Au Sénégal, mon mari a voulu que mes enfants soient inscrits dans une école privée catholique car c’était à ce moment-là celle qui offrait le meilleur enseignement. Entre l’influence de ma mère et de l’école, mes filles ont voulu faire communion et confirmation. Mon mari ne l’a jamais refusé, mais j’ai évité par tous les moyens que sa famille, profondément musulmane, le sache. J’avais peur qu’ils soient déçus et qu’ils pensent que j’imposais ma religion aux enfants. Donc je leur ai laissés faire ce qu’ils voulaient, à condition que ce soit dans la plus grande discrétion.
Je ne voulais pas décevoir la famille. Mais c’était moi qui me préoccupais, pas mon mari.
Un jour où deux des “badian” (tantes paternelles, très importantes et décisives dans l’éducation des enfants au Sénégal) de mes enfants étaient assises dans le salon chez moi, regardant tranquillement la télévision, je vois apparaître avec énorme surprise, en plein écran, toute seule, au premier plan, ma fille Codou, alors de seulement 6 ans, qui disait, les petites mains jointes et toute fière, la prière de notre Père… C’était une émission sur les écoles privées catholiques au Sénégal… Je regarde terrifiée les “badian”…. et je vois tante Ndey Codou, juste l’homonyme de ma fille, crier toute fière… “wau, ki du Kodu ?” (mais ce n’est pas Codou ?) et appeler toute joyeuse les personnes de la maison en disant: “Regardez ma nièce à la télévision ! Regardez comme elle est belle ! Mon homonyme !”
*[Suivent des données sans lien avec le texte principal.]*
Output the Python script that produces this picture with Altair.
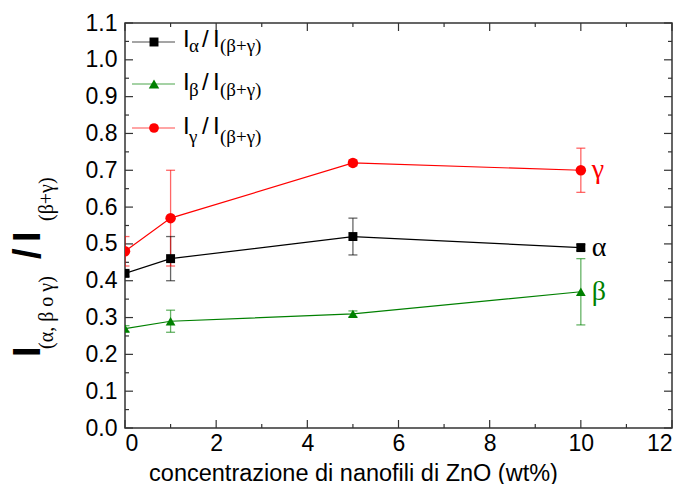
import altair as alt
import pandas as pd

# ---------------- data ----------------
conc = [0, 1, 5, 10]
alpha_vals = [0.42, 0.46, 0.52, 0.49]
alpha_err = [0.008, 0.06, 0.05, 0.008]
beta_vals = [0.27, 0.29, 0.31, 0.37]
beta_err = [0.008, 0.03, 0.008, 0.09]
gamma_vals = [0.48, 0.57, 0.72, 0.70]
gamma_err = [0.04, 0.13, 0.008, 0.06]

series_keys = ["alpha", "beta", "gamma"]
series_symbols = ["α", "β", "γ"]
series_colors = ["#000000", "#008000", "#ff0000"]
series_shapes = ["square", "triangle-up", "circle"]
series_sizes = [80, 110, 95]

x_major = [0, 2, 4, 6, 8, 10, 12]
x_minor = [1, 3, 5, 7, 9, 11]
y_major = [0.0, 0.1, 0.2, 0.3, 0.4, 0.5, 0.6, 0.7, 0.8, 0.9, 1.0, 1.1]
y_minor = [0.05, 0.15, 0.25, 0.35, 0.45, 0.55, 0.65, 0.75, 0.85, 0.95, 1.05]

x_title = "concentrazione di nanofili di ZnO (wt%)"

# ---------------- tables ----------------
rows = []
for key, sym, vals, errs in zip(series_keys, series_symbols,
                                [alpha_vals, beta_vals, gamma_vals],
                                [alpha_err, beta_err, gamma_err]):
    for c, v, e in zip(conc, vals, errs):
        rows.append({"series": key, "conc": c, "val": v,
                     "lo": v - e, "hi": v + e, "sym": sym})
df = pd.DataFrame(rows)
df_last = df[df["conc"] == conc[-1]]

W, H = 547, 405
SANS = "Liberation Sans, Arial, Helvetica, sans-serif"
SERIF = "Liberation Serif, Times New Roman, Times, DejaVu Serif, serif"

xscale = alt.Scale(domain=[0, 12], nice=False, zero=False)
yscale = alt.Scale(domain=[0, 1.1], nice=False, zero=False)
cscale = alt.Scale(domain=series_keys, range=series_colors)
sscale = alt.Scale(domain=series_keys, range=series_shapes)
zscale = alt.Scale(domain=series_keys, range=series_sizes)

color = alt.Color("series:N", scale=cscale, legend=None)

XAXIS = alt.Axis(
    values=x_major, ticks=False, domain=False, grid=False,
    labelFont=SANS, labelFontSize=23, labelColor="black", labelPadding=4,
    title=x_title, titleFont=SANS, titleFontSize=23.5, titleFontWeight="normal",
    titleColor="black", titleX=228, titleY=52, titleAlign="center",
    titleBaseline="alphabetic", titleAnchor="start")
YAXIS = alt.Axis(
    values=y_major, format=".1f", ticks=False, domain=False, grid=False,
    labelFont=SANS, labelFontSize=23, labelColor="black", labelPadding=8,
    title=None)


def X(field):
    return alt.X(field, scale=xscale, axis=XAXIS)


def Y(field):
    return alt.Y(field, scale=yscale, axis=YAXIS)


base = alt.Chart(df)

err_rule = base.mark_rule(strokeWidth=1.3, opacity=0.6, clip=True).encode(
    x=X("conc:Q"), y=Y("lo:Q"), y2="hi:Q", color=color)
cap_lo = base.mark_tick(orient="horizontal", size=9, thickness=1.3, opacity=0.6, clip=True).encode(
    x=X("conc:Q"), y=Y("lo:Q"), color=color)
cap_hi = base.mark_tick(orient="horizontal", size=9, thickness=1.3, opacity=0.6, clip=True).encode(
    x=X("conc:Q"), y=Y("hi:Q"), color=color)
lines = base.mark_line(strokeWidth=1.2, clip=True).encode(
    x=X("conc:Q"), y=Y("val:Q"), color=color, detail="series:N", order="conc:Q")
points = base.mark_point(filled=True, opacity=1, clip=True).encode(
    x=X("conc:Q"), y=Y("val:Q"), color=color,
    shape=alt.Shape("series:N", scale=sscale, legend=None),
    size=alt.Size("series:N", scale=zscale, legend=None))
sym_labels = alt.Chart(df_last).mark_text(
    align="left", baseline="middle", dx=11, font=SERIF, fontSize=28).encode(
    x=X("conc:Q"), y=Y("val:Q"), text="sym:N", color=color)


# ---------------- inward ticks on all four sides ----------------
def xticks(vals, length):
    d = alt.Chart(pd.DataFrame({"conc": vals}))
    bottom = d.mark_rule(color="#333", strokeWidth=1.2).encode(
        x=X("conc:Q"), y=alt.value(H), y2=alt.value(H - length))
    top = d.mark_rule(color="#333", strokeWidth=1.2).encode(
        x=X("conc:Q"), y=alt.value(0), y2=alt.value(length))
    return [bottom, top]


def yticks(vals, length):
    d = alt.Chart(pd.DataFrame({"val": vals}))
    left = d.mark_rule(color="#333", strokeWidth=1.2).encode(
        y=Y("val:Q"), x=alt.value(0), x2=alt.value(length))
    right = d.mark_rule(color="#333", strokeWidth=1.2).encode(
        y=Y("val:Q"), x=alt.value(W), x2=alt.value(W - length))
    return [left, right]


tick_layers = xticks(x_major, 8) + xticks(x_minor, 4) + yticks(y_major, 8) + yticks(y_minor, 4)


# ---------------- free text helper ----------------
def txt(s, x, y, size, font, color="black", angle=0, weight="normal"):
    return alt.Chart(alt.Data(values=[{}])).mark_text(
        text=s, font=font, fontSize=size, fontWeight=weight, color=color,
        angle=angle, align="left", baseline="alphabetic").encode(
        x=alt.value(x), y=alt.value(y))


# y axis title: I_(α, β o γ) / I_(β+γ), rotated
ytitle = [
    txt("I", -85, 334, 38, SANS, angle=270, weight="bold"),
    txt("(α,  β  o  γ)", -72, 326, 20, SERIF, angle=270),
    txt("/", -85, 236, 38, SANS, angle=270, weight="bold"),
    txt("I", -85, 219, 38, SANS, angle=270, weight="bold"),
    txt("(β+γ)", -72, 198, 20, SERIF, angle=270),
]

# manual legend
legend_layers = []
legend_rows = [(19, 24, 29), (61, 67, 73), (105, 111, 120)]
for (ly, by, sy), key, sym, col, shp, sz in zip(legend_rows, series_keys, series_symbols,
                                                 series_colors, series_shapes, series_sizes):
    legend_layers.append(alt.Chart(alt.Data(values=[{}])).mark_rule(
        strokeWidth=1.2, opacity=0.7).encode(
        x=alt.value(7), x2=alt.value(50), y=alt.value(ly), color=alt.value(col)))
    legend_layers.append(alt.Chart(alt.Data(values=[{}])).mark_point(
        filled=True, opacity=1, shape=shp, size=sz).encode(
        x=alt.value(29), y=alt.value(ly), color=alt.value(col)))
    legend_layers += [
        txt("I", 58, by, 24, SANS),
        txt(sym, 64, sy, 19, SERIF),
        txt("/", 77, by, 24, SANS),
        txt("I", 88, by, 24, SANS),
        txt("(β+γ)", 95, sy, 19, SERIF),
    ]

chart = alt.layer(
    *tick_layers, err_rule, cap_lo, cap_hi, lines, points, sym_labels,
    *ytitle, *legend_layers
).properties(
    width=W, height=H,
    autosize=alt.AutoSizeParams(type="none"),
    padding={"left": 125, "top": 23, "right": 13, "bottom": 56},
    background="white",
).configure_view(
    stroke="#333", strokeWidth=1.5
)

chart.save("out.html", embed_options={"renderer": "svg", "actions": False})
Toujours à l’école française catholique Jeanne d’Arc où allaient mes filles, en prévision de la visite du Pape (je pense que c’était en 1992) on nous remet une note nous demandant si on voulait que ma fille participe aux cérémonies d’accueil du Pape.
Mais pour faire ça on aurait dû l’emmener une fois par semaine dans un stade éloigné pour faire les entrainements (bals et chants) de préparation de cet événement. Je n’avais pas le temps et je ne voulais pas que ma fille soit une fois encore, en public à représenter la religion catholique. Alors j’ai refusé.
Quelques jours plus tard, la religieuse responsable de cette activité vient dans la classe de ma fille disant que la seule de la classe pour laquelle les parents avaient refusé qu’elle participe à l’accueil du Pape, ma fille Codou, se lève. Typique action d’humiliation de certaines nonnes… Le plus incroyable était que 90% de la classe étaient musulmans ! Mais leurs parents (comme mon mari aurait fait si je lui avais montré la notice d’école) étaient fiers d’accueillir une personnalité importante dans leur pays, sans discrimination ni fermeture… À ce moment-là, j’ai senti qu’ils me donnaient une grande leçon de tolérance et de “TERANGA” (accueil, hospitalité).
Voici le Sénégal. Voici les Sénégalais, voici les musulmans qu’on craint tant en Italie… ouverts, tolérants et qui vous accueillent les bras ouverts, sans contraintes ni jugements, ne vous demandent même pas de visa pour entrer…
C’est ça mon pays. Le pays où je me sens chez moi, réalisée, voulue et acceptée pour ce que je suis, avec ma culture, la religion que je n’ai pas, ma dignité, ma façon d’être femme, ma liberté.